Late on Wednesday, the measure was being fast-tracked through the legislature, lobbyists said, in part because supporters feared that harsh criticism from New York Mayor Rudolph Giuliani and others on Wednesday could foil the bill. Giuliani criticized the measure for potentially drawing money away from the New York City economy to locations upstate.

"To be honest, they're afraid this thing is going to unravel," said one lobbyist. "They want to ram this through tonight before anyone goes home and gets here fresh in the morning hoping to debate."

Legislators are being urged to pass the bill under intense pressure to raise additional tax revenues for New York State, which is reeling from a dramatic economic slowdown and the financial burden created by the clean-up effort from the terrorist attacks on New York city.

The video-lottery machines, which are similar to slot machines, will be operated by the New York State Lottery, which is expected to retain at least 75 percent of the revenues. Racetracks will receive at least 12 percent of the revenue and up to 25 percent, subject to negotiations between the tracks and the state lottery. The VLT portion of the bill would expire at the end of 2004.

In the first year, according to the measure, horsemen will receive

35 percent of the track's share, and the New York Thoroughbred Breeding Development Fund will receive 5 percent. In the second and third years, horsemen will receive 45 percent while breeders will continue to receive 5 percent.

Under those percentages, with 2,500 machines, Aqueduct could be expected to generate $225 million in net revenue from the machines a year, according to estimates for the net win of the average machine compiled by lotteryinsider.com, a trade group. Of that total, Aqueduct could receive as much as $56 million a year, providing a $75,000 boost to purses each day.

"I've never been in this business, so I really don't know what we can expect," said Barry Schwartz, the chairman of NYRA, which owns and operates Aqueduct, Belmont, and Saratoga, on Wednesday afternoon. "But I'll get to know it pretty quickly. We know this is going to be a tremendous infusion of purse money."

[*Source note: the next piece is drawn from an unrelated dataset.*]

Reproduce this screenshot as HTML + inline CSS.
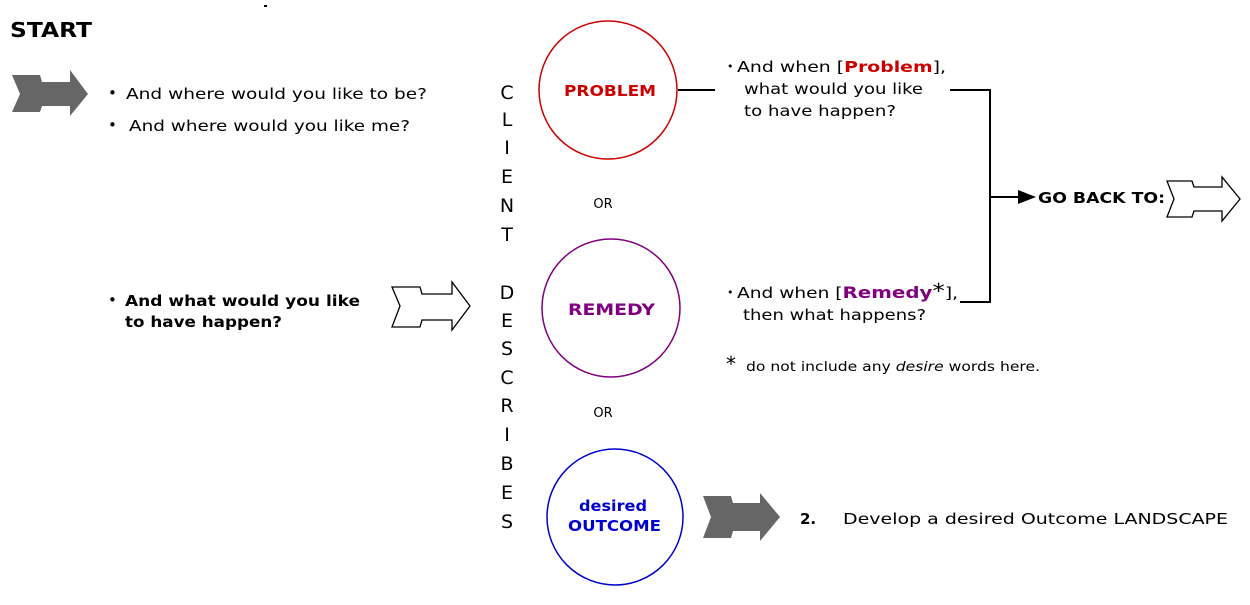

Richard Bomze, the president of the New York Thoroughbred Horsemen's Association, estimated that purses would increase 20 percent at NYRA tracks under the new measure.

"We're very pleased," Bomze said. "The state needs a lot more money, and now we're going to get our VLT's, which I've been fighting for for over a year now."

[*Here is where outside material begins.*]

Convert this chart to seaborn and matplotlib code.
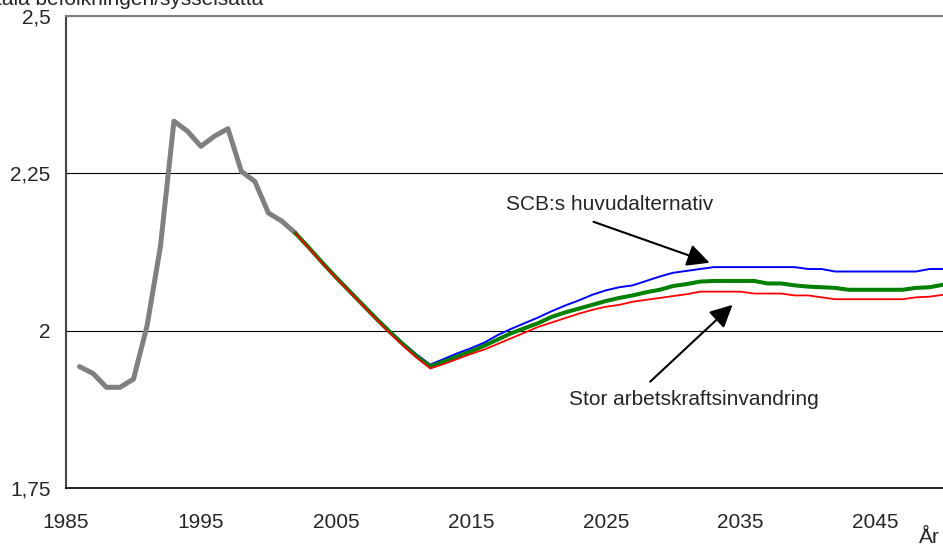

Aqueduct and other tracks will be able to take bets through the VLT's for 10 hours each day, from 10 a.m. to 10 p.m. on weekdays, and from noon to 12 a.m. on Saturday and Sunday.

Three harness tracks will also be given machines: Yonkers Raceway just north of New York City; Vernon Downs in upstate New York; and Monticello Raceway, which is located about 100 miles northwest of the city.

Under the provisions of the measure, local governments in Saratoga Springs, Batavia, and Buffalo could vote to allow video lottery terminals at racetracks, although the machines are expressly prohibited at Saratoga Race Course.

Although NYRA officials declined to push for the machines at Saratoga because of the town's objections, a request to have the machines at Belmont Park was rejected because of opposition from Nassau Country officials, according to Schwartz.